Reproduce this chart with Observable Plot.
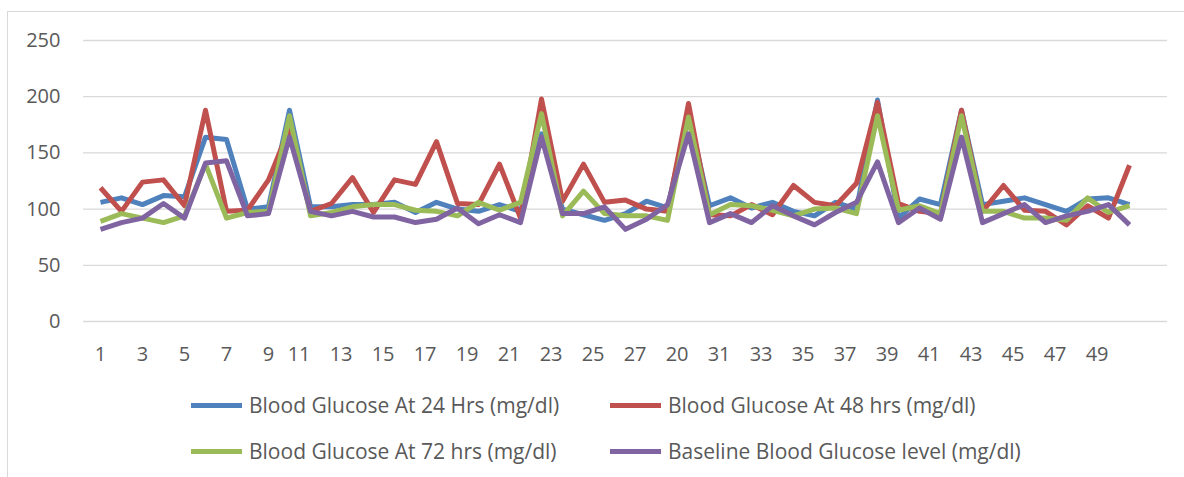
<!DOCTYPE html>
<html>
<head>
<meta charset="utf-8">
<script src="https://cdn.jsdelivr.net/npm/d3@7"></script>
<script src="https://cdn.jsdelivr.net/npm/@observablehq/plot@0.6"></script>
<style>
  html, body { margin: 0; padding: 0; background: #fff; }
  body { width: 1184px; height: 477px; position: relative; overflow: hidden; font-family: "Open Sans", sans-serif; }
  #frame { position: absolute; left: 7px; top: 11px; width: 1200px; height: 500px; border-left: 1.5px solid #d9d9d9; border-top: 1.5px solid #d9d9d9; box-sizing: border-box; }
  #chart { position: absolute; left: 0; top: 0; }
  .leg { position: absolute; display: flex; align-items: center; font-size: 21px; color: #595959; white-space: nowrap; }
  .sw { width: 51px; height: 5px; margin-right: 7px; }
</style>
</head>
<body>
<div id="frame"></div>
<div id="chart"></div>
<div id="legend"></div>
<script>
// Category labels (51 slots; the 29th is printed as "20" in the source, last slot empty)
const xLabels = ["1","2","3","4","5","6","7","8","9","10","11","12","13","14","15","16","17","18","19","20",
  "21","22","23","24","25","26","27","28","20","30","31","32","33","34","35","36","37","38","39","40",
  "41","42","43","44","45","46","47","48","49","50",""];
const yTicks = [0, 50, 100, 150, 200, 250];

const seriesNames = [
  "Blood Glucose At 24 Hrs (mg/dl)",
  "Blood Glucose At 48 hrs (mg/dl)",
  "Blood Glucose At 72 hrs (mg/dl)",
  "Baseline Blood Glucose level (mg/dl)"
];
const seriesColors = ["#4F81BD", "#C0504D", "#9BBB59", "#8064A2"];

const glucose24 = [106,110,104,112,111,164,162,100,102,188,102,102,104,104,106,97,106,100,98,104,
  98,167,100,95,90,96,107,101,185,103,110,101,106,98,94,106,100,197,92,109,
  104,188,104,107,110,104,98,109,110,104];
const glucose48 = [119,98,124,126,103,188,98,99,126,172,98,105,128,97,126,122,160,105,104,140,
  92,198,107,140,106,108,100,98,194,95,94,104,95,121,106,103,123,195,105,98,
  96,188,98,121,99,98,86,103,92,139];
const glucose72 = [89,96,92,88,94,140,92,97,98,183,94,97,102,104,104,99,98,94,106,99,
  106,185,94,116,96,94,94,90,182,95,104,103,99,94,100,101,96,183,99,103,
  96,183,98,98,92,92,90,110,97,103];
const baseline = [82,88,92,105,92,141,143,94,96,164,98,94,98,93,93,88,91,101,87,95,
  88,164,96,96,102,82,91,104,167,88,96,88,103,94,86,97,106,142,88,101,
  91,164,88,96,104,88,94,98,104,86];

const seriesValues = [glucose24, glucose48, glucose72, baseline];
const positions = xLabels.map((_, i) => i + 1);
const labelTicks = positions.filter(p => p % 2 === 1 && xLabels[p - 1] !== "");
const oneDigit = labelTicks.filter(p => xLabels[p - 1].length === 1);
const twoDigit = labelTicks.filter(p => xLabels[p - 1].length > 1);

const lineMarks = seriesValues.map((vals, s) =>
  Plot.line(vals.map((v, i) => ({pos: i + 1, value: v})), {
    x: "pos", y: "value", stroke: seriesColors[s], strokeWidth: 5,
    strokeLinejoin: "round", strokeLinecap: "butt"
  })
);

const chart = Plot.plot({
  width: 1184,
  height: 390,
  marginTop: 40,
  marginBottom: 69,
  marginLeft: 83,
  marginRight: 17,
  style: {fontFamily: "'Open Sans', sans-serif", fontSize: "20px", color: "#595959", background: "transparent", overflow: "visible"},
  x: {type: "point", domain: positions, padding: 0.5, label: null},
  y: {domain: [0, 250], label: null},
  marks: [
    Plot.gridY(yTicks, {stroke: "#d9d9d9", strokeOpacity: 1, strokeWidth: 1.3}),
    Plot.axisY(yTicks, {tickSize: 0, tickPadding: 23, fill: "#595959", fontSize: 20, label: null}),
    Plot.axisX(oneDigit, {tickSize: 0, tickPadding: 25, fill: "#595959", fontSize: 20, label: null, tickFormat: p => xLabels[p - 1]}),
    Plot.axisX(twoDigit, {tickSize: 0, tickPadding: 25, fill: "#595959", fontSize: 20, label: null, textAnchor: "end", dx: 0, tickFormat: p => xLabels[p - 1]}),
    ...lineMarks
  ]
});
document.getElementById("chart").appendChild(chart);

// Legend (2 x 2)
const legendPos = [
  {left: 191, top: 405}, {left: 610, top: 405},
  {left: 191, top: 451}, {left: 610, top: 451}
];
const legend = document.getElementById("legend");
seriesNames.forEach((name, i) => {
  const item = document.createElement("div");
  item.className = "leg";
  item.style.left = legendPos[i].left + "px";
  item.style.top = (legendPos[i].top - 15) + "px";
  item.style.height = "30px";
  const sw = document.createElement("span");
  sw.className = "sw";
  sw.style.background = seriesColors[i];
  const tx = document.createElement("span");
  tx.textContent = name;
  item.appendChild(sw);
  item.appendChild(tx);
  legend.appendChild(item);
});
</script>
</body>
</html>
|---|
- **Aim of the task**: Quote the material exactly. Pictures stay out.

- **Task solution**:
Reproduce this chart with Observable Plot.
<!DOCTYPE html>
<html>
<head>
<meta charset="utf-8">
<script src="https://cdn.jsdelivr.net/npm/d3@7"></script>
<script src="https://cdn.jsdelivr.net/npm/@observablehq/plot@0.6"></script>
<style>
  html, body { margin: 0; padding: 0; background: #fff; }
  body { width: 1184px; height: 477px; position: relative; overflow: hidden; font-family: "Open Sans", sans-serif; }
  #frame { position: absolute; left: 7px; top: 11px; width: 1200px; height: 500px; border-left: 1.5px solid #d9d9d9; border-top: 1.5px solid #d9d9d9; box-sizing: border-box; }
  #chart { position: absolute; left: 0; top: 0; }
  .leg { position: absolute; display: flex; align-items: center; font-size: 21px; color: #595959; white-space: nowrap; }
  .sw { width: 51px; height: 5px; margin-right: 7px; }
</style>
</head>
<body>
<div id="frame"></div>
<div id="chart"></div>
<div id="legend"></div>
<script>
// Category labels (51 slots; the 29th is printed as "20" in the source, last slot empty)
const xLabels = ["1","2","3","4","5","6","7","8","9","10","11","12","13","14","15","16","17","18","19","20",
  "21","22","23","24","25","26","27","28","20","30","31","32","33","34","35","36","37","38","39","40",
  "41","42","43","44","45","46","47","48","49","50",""];
const yTicks = [0, 50, 100, 150, 200, 250];

const seriesNames = [
  "Blood Glucose At 24 Hrs (mg/dl)",
  "Blood Glucose At 48 hrs (mg/dl)",
  "Blood Glucose At 72 hrs (mg/dl)",
  "Baseline Blood Glucose level (mg/dl)"
];
const seriesColors = ["#4F81BD", "#C0504D", "#9BBB59", "#8064A2"];

const glucose24 = [106,110,104,112,111,164,162,100,102,188,102,102,104,104,106,97,106,100,98,104,
  98,167,100,95,90,96,107,101,185,103,110,101,106,98,94,106,100,197,92,109,
  104,188,104,107,110,104,98,109,110,104];
const glucose48 = [119,98,124,126,103,188,98,99,126,172,98,105,128,97,126,122,160,105,104,140,
  92,198,107,140,106,108,100,98,194,95,94,104,95,121,106,103,123,195,105,98,
  96,188,98,121,99,98,86,103,92,139];
const glucose72 = [89,96,92,88,94,140,92,97,98,183,94,97,102,104,104,99,98,94,106,99,
  106,185,94,116,96,94,94,90,182,95,104,103,99,94,100,101,96,183,99,103,
  96,183,98,98,92,92,90,110,97,103];
const baseline = [82,88,92,105,92,141,143,94,96,164,98,94,98,93,93,88,91,101,87,95,
  88,164,96,96,102,82,91,104,167,88,96,88,103,94,86,97,106,142,88,101,
  91,164,88,96,104,88,94,98,104,86];

const seriesValues = [glucose24, glucose48, glucose72, baseline];
const positions = xLabels.map((_, i) => i + 1);
const labelTicks = positions.filter(p => p % 2 === 1 && xLabels[p - 1] !== "");
const oneDigit = labelTicks.filter(p => xLabels[p - 1].length === 1);
const twoDigit = labelTicks.filter(p => xLabels[p - 1].length > 1);

const lineMarks = seriesValues.map((vals, s) =>
  Plot.line(vals.map((v, i) => ({pos: i + 1, value: v})), {
    x: "pos", y: "value", stroke: seriesColors[s], strokeWidth: 5,
    strokeLinejoin: "round", strokeLinecap: "butt"
  })
);

const chart = Plot.plot({
  width: 1184,
  height: 390,
  marginTop: 40,
  marginBottom: 69,
  marginLeft: 83,
  marginRight: 17,
  style: {fontFamily: "'Open Sans', sans-serif", fontSize: "20px", color: "#595959", background: "transparent", overflow: "visible"},
  x: {type: "point", domain: positions, padding: 0.5, label: null},
  y: {domain: [0, 250], label: null},
  marks: [
    Plot.gridY(yTicks, {stroke: "#d9d9d9", strokeOpacity: 1, strokeWidth: 1.3}),
    Plot.axisY(yTicks, {tickSize: 0, tickPadding: 23, fill: "#595959", fontSize: 20, label: null}),
    Plot.axisX(oneDigit, {tickSize: 0, tickPadding: 25, fill: "#595959", fontSize: 20, label: null, tickFormat: p => xLabels[p - 1]}),
    Plot.axisX(twoDigit, {tickSize: 0, tickPadding: 25, fill: "#595959", fontSize: 20, label: null, textAnchor: "end", dx: 0, tickFormat: p => xLabels[p - 1]}),
    ...lineMarks
  ]
});
document.getElementById("chart").appendChild(chart);

// Legend (2 x 2)
const legendPos = [
  {left: 191, top: 405}, {left: 610, top: 405},
  {left: 191, top: 451}, {left: 610, top: 451}
];
const legend = document.getElementById("legend");
seriesNames.forEach((name, i) => {
  const item = document.createElement("div");
  item.className = "leg";
  item.style.left = legendPos[i].left + "px";
  item.style.top = (legendPos[i].top - 15) + "px";
  item.style.height = "30px";
  const sw = document.createElement("span");
  sw.className = "sw";
  sw.style.background = seriesColors[i];
  const tx = document.createElement("span");
  tx.textContent = name;
  item.appendChild(sw);
  item.appendChild(tx);
  legend.appendChild(item);
});
</script>
</body>
</html>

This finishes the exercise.